With this week’s announcement that HDR filtering was coming to iOS devices in the next revision (4.1), I thought I’d try taking a photo of my living room with my iPhone 4 and True HDR:
Not horrible. But, here’s the same angle as snapped by Pro HDR:
The difference is like night and day (or, indoors and outdoors). “True” gave better balance between dark and lighter areas of a scene, but “Pro” produced a substantially more vibrant photo. I needed to try it again. Again, with default settings in True HDR:
And, again with Pro HDR:
It was subsequently suggested that I take an outdoor photograph (where True HDR would allegedly shine). So, I walked outside and snapped the two following images.

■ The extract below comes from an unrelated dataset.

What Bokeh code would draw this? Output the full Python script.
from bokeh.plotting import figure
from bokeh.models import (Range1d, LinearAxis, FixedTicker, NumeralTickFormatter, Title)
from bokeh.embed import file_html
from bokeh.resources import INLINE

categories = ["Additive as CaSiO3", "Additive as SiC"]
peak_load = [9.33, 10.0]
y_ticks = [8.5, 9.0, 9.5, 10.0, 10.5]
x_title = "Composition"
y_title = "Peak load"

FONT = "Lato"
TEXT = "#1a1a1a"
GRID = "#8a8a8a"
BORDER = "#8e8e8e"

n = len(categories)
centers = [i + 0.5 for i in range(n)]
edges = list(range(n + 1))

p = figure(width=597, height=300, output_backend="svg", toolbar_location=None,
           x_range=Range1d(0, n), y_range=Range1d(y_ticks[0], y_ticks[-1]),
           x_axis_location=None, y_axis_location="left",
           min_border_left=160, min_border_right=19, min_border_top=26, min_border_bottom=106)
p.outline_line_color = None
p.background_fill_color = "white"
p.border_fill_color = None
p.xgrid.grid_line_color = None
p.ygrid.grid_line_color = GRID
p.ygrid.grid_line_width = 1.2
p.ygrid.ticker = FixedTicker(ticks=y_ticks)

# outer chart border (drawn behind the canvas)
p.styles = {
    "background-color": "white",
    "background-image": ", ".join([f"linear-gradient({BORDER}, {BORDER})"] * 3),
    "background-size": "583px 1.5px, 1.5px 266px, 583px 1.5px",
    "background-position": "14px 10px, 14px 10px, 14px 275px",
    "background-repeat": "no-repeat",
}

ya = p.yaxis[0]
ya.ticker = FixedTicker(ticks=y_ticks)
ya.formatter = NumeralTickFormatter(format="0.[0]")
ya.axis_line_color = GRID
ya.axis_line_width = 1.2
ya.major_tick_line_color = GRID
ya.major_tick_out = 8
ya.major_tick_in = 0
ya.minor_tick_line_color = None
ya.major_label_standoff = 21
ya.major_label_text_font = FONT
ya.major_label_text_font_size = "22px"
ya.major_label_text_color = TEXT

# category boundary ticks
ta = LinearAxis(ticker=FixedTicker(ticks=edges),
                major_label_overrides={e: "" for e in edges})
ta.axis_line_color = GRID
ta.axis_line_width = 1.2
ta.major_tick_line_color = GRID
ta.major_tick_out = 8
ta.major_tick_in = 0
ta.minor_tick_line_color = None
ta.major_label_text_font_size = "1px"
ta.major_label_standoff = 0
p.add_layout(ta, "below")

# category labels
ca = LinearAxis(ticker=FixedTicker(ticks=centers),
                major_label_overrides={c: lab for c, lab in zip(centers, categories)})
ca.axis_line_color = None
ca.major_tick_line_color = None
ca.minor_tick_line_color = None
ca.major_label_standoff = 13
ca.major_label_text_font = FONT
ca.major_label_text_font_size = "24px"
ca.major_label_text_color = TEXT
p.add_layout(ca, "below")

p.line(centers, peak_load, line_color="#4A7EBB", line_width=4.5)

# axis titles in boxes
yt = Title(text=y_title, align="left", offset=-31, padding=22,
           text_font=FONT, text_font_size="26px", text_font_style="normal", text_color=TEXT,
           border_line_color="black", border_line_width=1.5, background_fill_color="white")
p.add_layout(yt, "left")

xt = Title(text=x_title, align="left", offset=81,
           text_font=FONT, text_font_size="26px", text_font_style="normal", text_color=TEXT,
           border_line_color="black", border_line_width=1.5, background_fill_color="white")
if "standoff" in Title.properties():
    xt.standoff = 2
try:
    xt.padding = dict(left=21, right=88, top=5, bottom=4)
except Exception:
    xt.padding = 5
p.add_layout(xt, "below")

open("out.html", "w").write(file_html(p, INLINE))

Adjusting for the brightest spot of the composition:
And adjusting for the darkest spot in the composition:
Here’s how Pro HDR handled the pair:
And this is how True HDR fared with the same two sample images:
If I had a couple of bucks to spend again, I’d stick with Pro HDR. Not to say that it took perfect shots, but at least I’m given sliders to better adjust output.
I honestly wish I hadn’t purchased True HDR, as even in “enhanced” mode, it continuously left images looking flat and washed out, it always took longer to process, doesn’t have an adjustment mode, and also doesn’t allow you to save revisions of edits.